● **Your objective**: Search the records below for the word "LaTeX". Pull out each line that has it.

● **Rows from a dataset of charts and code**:
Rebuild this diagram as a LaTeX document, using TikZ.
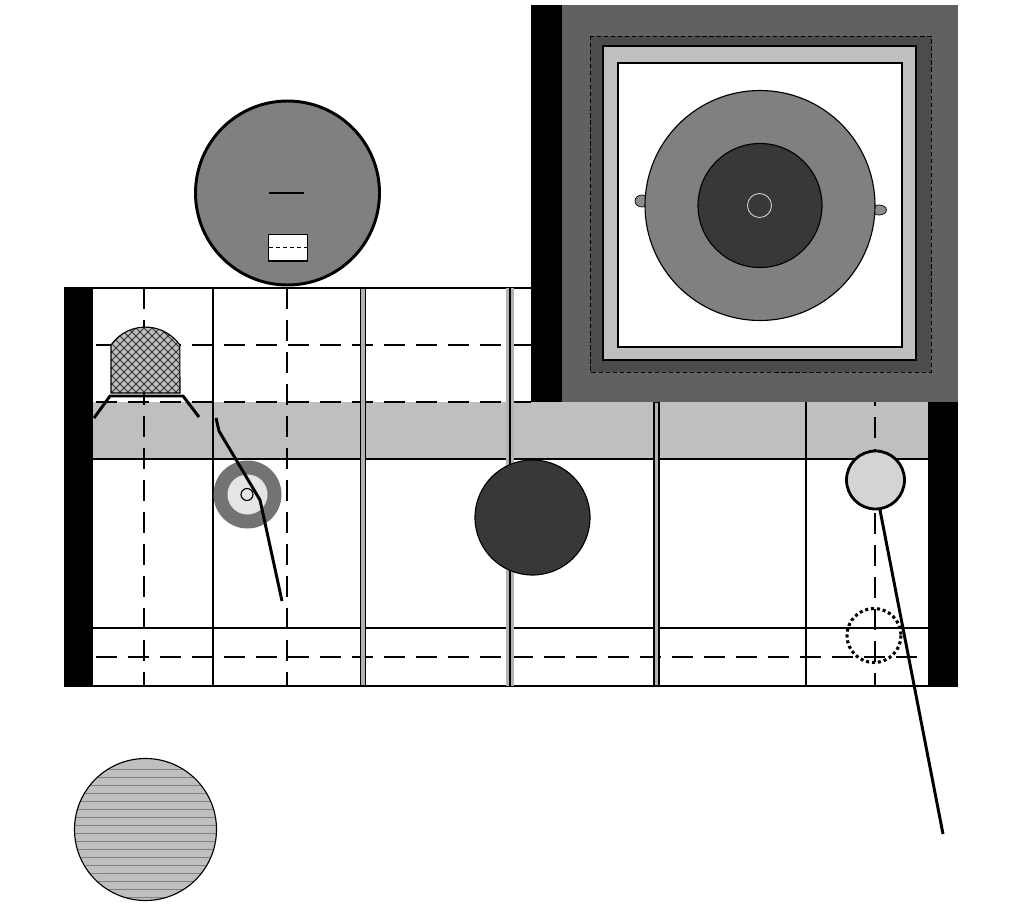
\documentclass[tikz,border=0pt]{standalone}
\tikzset{
  wall/.style={fill=black,draw=none},
  rule/.style={line width=2.1pt},
  dashrule/.style={line width=2.1pt,dash pattern=on 14.9pt off 7.85pt},
  lead/.style={line width=2.1pt},
  outline/.style={draw=black,line width=0.8pt},
  rod/.style={draw=black,line width=1.4pt,fill=black!30}
}
\begin{document}
\begin{tikzpicture}[x=0.025cm,y=-0.025cm]
    \useasboundingbox [fill=white] (0,0) rectangle (1020,906);
    % floor band
    \fill [black!25] (93,402) rectangle (928,459);
    % dashed centre lines
    \foreach \x in {144,287}
    \draw [dashrule] (\x,288) -- (\x,686);
    \draw [dashrule,dash phase=5.7pt] (875,686) -- (875,402);
    \draw [dashrule] (96,345) -- (531,345);
    \draw [dashrule] (96,402) -- (531,402);
    \draw [dashrule] (96,657) -- (918,657);
    % solid grid
    \draw [rule] (64,288) -- (531,288);
    \draw [rule] (93,459) -- (928,459);
    \draw [rule] (93,628) -- (928,628);
    \draw [rule] (64,686) -- (958,686);
    \draw [rule] (213,288) -- (213,686);
    \draw [rule] (806,402) -- (806,686);
    % double posts
    \draw [rod] (360.5,288) rectangle (365.5,686);
    \draw [rod] (654,402) rectangle (659,686);
    \fill [black!30] (506,288) rectangle (514,686);
    \draw [line width=1.8pt] (510,288) -- (510,686);
    % walls
    \fill [wall] (64,288) rectangle (93,686);
    \fill [wall] (928,402) rectangle (958,686);
    \fill [wall] (531,5) rectangle (562,402);
    % square room
    \fill [black!62] (562,5) rectangle (958,402);
    \draw [black,fill=black!70,line width=0.6pt,densely dashed] (590,36) rectangle (931,372);
    \draw [outline,fill=black!25] (603,46) rectangle (916,360);
    \draw [outline,fill=white] (618,63) rectangle (902,347);
    \draw [black,line width=0.5pt,fill=black!45] (642,201) ellipse (7 and 6);
    \draw [black,line width=0.5pt,fill=black!45] (879,210) ellipse (7.5 and 5);
    \draw [outline,fill=black!50] (760,205.5) circle (115);
    \draw [outline,fill=black!78] (760,205.5) circle (62);
    \draw [white!85!black,line width=0.6pt] (759.5,205.5) circle (12);
    % top disc
    \draw [line width=2.1pt,fill=black!50] (287.5,193) circle (92);
    \draw [line width=2.1pt] (269,193) -- (304,193);
    \draw [outline,fill=white] (268.5,234.5) rectangle (307.5,261);
    \draw [line width=0.6pt,densely dashed] (268.5,247.5) -- (307.5,247.5);
    % dome on its stand
    \fill [black!25] (111,393) -- (111,345) arc (215:325:42) -- (180,393) -- cycle;
    \begin{scope}
    \clip (111,393) -- (111,345) arc (215:325:42) -- (180,393) -- cycle;
    \foreach \d in {-80,-72,...,220} {
    \draw [black!80,line width=0.6pt] (\d,320) -- (\d+80,400);
    \draw [black!80,line width=0.6pt] (\d+80,320) -- (\d,400);
    }
    \end{scope}
    \draw [outline] (111,393) -- (111,345) arc (215:325:42) -- (180,393) -- cycle;
    \draw [lead] (94,418) -- (110,396) -- (183,396) -- (199,417);
    % round posts
    \draw [outline,fill=black!78] (532.5,517.5) circle (57.5);
    \draw [line width=2pt,fill=black!17] (875.5,480) circle (29);
    \draw [line width=2.2pt,dotted] (874,635.5) circle (27);
    \fill [black!55] (247.5,494.5) circle (34);
    \fill [black!10] (247.5,494.5) circle (20);
    \draw [line width=0.8pt] (247,494.5) circle (6);
    % leader lines
    \draw [lead] (216,418) -- (219,431) -- (260,500) -- (282,601);
    \draw [lead] (880,510) -- (943,834);
    % striped disc
    \fill [black!25] (145.5,829.5) circle (71);
    \begin{scope}
    \clip (145.5,829.5) circle (71);
    \foreach \y in {769,777,...,897}
    \draw [black!50,line width=0.7pt] (70,\y) -- (220,\y);
    \end{scope}
    \draw [outline] (145.5,829.5) circle (71);
  \end{tikzpicture}
\end{document}
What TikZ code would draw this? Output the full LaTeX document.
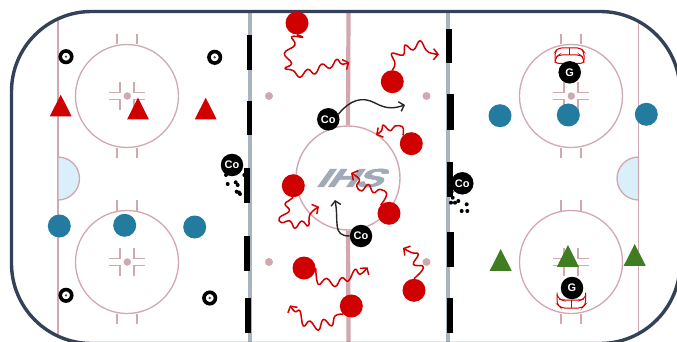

● **Response to this task**:
Rebuild this diagram as a LaTeX document, using TikZ.
What TikZ code would draw this? Output the full LaTeX document.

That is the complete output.